Mincemeat, cranberry & almond pie
- Preparation and cooking time
- Serves 12
- 500g sweet shortcrust pastry
- 150g marzipan , grated
- 400g jar mincemeat
- 100g cranberries
- 50g icing sugar , for dusting
- STEP 1
Cut the pastry in two. Wrap one half and set aside. On a surface lightly dusted with flour, roll out the other half to a square large enough to line a 22cm loose-bottomed fluted tart tin (we used a square tin, but a round one would also work). Press the pastry into the tin, leaving any excess hanging over the edge.
- STEP 2
Scatter the marzipan over the pie base. Add the mincemeat and top with the cranberries.
- STEP 3
Roll out the remaining pastry to a square (or circle) the thickness of a £1 coin.
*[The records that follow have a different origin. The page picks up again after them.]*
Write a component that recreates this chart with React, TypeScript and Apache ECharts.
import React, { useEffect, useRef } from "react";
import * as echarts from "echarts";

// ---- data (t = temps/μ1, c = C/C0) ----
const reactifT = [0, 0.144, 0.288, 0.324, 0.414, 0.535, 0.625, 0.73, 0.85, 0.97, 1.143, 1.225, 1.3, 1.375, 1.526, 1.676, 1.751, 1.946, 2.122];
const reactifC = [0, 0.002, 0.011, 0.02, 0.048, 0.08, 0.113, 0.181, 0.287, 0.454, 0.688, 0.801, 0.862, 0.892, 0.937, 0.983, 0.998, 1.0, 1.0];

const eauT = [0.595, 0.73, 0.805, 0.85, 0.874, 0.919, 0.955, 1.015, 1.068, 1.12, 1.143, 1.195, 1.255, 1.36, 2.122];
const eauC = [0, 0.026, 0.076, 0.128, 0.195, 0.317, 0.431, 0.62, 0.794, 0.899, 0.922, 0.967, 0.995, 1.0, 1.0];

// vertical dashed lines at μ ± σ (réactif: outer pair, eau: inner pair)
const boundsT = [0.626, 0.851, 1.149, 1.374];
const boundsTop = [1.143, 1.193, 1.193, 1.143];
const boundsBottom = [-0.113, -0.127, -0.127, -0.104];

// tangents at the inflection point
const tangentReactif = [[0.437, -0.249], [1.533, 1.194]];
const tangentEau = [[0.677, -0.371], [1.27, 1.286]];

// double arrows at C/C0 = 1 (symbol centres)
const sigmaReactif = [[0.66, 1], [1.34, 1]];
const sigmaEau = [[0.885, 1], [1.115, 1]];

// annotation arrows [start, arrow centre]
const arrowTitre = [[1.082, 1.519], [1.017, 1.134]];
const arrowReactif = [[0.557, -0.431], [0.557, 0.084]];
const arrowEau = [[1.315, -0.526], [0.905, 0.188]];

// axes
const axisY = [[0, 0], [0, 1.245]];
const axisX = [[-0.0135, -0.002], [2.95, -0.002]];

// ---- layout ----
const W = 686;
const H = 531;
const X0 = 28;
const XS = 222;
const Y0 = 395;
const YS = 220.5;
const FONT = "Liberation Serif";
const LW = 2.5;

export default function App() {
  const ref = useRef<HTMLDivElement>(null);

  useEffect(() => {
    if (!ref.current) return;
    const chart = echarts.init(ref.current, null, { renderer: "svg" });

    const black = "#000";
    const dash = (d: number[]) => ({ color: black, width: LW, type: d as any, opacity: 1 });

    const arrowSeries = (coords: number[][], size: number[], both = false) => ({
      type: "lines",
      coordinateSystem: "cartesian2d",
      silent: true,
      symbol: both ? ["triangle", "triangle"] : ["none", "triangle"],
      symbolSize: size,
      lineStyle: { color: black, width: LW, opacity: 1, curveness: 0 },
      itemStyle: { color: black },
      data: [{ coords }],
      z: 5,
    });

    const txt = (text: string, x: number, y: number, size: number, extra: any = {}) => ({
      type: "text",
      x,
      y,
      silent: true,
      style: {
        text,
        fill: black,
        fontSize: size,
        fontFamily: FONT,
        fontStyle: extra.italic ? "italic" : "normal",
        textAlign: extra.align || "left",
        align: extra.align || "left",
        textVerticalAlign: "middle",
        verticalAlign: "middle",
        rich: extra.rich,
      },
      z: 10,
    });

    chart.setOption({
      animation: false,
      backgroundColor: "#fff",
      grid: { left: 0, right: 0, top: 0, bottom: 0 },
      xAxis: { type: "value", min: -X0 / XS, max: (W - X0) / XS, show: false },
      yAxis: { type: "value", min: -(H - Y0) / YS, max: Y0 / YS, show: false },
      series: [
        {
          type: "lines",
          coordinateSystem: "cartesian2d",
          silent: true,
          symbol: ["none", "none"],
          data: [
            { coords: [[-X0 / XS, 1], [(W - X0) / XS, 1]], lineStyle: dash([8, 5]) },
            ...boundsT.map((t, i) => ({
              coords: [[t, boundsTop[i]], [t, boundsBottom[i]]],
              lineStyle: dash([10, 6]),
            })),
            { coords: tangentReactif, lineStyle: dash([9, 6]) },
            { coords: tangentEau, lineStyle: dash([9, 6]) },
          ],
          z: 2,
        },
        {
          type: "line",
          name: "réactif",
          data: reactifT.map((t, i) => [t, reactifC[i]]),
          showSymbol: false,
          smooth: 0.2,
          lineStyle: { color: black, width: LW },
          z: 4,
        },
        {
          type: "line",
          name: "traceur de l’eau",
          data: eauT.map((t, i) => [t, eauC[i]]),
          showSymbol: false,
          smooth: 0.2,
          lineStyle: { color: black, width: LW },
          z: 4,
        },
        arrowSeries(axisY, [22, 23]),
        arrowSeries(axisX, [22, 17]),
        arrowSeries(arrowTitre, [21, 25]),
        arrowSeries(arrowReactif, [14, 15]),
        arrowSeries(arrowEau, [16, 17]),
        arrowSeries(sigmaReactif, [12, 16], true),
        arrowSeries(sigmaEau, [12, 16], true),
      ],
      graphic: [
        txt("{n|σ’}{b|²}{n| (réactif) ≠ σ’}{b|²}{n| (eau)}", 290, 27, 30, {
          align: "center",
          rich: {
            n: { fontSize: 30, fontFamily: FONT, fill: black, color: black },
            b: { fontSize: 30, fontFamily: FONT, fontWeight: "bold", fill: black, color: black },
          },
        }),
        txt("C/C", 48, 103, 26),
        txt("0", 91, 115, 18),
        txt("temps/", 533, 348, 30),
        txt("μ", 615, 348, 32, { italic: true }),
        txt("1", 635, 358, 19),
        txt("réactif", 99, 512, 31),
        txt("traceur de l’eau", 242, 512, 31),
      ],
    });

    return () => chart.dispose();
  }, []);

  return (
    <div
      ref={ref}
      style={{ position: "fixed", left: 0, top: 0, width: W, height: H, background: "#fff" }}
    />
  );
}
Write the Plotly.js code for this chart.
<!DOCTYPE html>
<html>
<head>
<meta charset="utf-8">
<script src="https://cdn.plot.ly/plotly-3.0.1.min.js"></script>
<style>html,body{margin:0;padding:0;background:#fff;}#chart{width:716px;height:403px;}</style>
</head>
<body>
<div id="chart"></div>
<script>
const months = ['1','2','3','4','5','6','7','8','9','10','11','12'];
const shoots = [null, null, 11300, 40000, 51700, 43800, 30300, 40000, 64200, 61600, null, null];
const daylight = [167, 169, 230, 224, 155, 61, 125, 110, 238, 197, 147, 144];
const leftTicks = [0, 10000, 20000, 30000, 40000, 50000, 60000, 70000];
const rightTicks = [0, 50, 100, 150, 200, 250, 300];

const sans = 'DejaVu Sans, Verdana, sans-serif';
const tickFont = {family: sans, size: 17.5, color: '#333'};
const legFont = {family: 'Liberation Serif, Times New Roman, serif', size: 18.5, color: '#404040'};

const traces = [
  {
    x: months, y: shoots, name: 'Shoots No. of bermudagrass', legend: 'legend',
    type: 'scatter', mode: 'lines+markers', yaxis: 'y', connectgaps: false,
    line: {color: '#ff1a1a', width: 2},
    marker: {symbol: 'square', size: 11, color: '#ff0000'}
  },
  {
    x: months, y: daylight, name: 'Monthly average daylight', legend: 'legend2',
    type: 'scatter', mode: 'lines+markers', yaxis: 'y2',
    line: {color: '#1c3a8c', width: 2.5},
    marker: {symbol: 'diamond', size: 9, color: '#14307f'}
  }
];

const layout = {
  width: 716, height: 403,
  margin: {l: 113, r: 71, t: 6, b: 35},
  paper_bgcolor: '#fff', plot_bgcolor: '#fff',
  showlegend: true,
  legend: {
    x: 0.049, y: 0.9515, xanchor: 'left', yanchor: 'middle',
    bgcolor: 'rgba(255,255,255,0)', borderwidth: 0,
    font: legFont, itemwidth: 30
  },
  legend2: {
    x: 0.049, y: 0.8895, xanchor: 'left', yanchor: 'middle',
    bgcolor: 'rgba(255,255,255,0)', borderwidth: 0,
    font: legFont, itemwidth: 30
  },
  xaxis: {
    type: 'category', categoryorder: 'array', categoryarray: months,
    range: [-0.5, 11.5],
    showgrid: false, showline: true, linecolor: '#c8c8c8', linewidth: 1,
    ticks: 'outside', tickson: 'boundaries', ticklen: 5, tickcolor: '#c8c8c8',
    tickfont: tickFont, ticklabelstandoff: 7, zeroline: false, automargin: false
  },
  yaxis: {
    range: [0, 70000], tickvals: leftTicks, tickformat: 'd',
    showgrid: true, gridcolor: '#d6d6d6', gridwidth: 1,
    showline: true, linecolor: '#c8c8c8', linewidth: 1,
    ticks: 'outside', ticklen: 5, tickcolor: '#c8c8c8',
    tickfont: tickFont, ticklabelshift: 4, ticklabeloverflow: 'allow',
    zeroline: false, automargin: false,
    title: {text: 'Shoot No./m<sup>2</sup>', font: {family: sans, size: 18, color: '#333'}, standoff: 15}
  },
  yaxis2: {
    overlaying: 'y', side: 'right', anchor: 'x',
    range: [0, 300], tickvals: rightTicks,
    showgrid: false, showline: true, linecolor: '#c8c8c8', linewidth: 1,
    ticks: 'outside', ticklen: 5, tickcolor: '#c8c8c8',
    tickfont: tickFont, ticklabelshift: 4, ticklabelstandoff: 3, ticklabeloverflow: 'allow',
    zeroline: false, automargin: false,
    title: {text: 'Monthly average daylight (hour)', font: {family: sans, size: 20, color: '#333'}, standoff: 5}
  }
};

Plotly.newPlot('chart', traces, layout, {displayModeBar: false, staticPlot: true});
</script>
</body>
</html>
Use a pizza cutter to slice the pastry into 1.5cm-wide strips. Weave the pastry strips over the pie to create a lattice, pressing down at the edges to seal with the pastry base. Trim off any excess pastry. Chill for 20 mins and heat oven to 180C/160C fan/gas 4.
- STEP 4
Bake for 45 mins until golden. Cool for 15 mins in the tin, then transfer to a plate or board and dust with the icing sugar.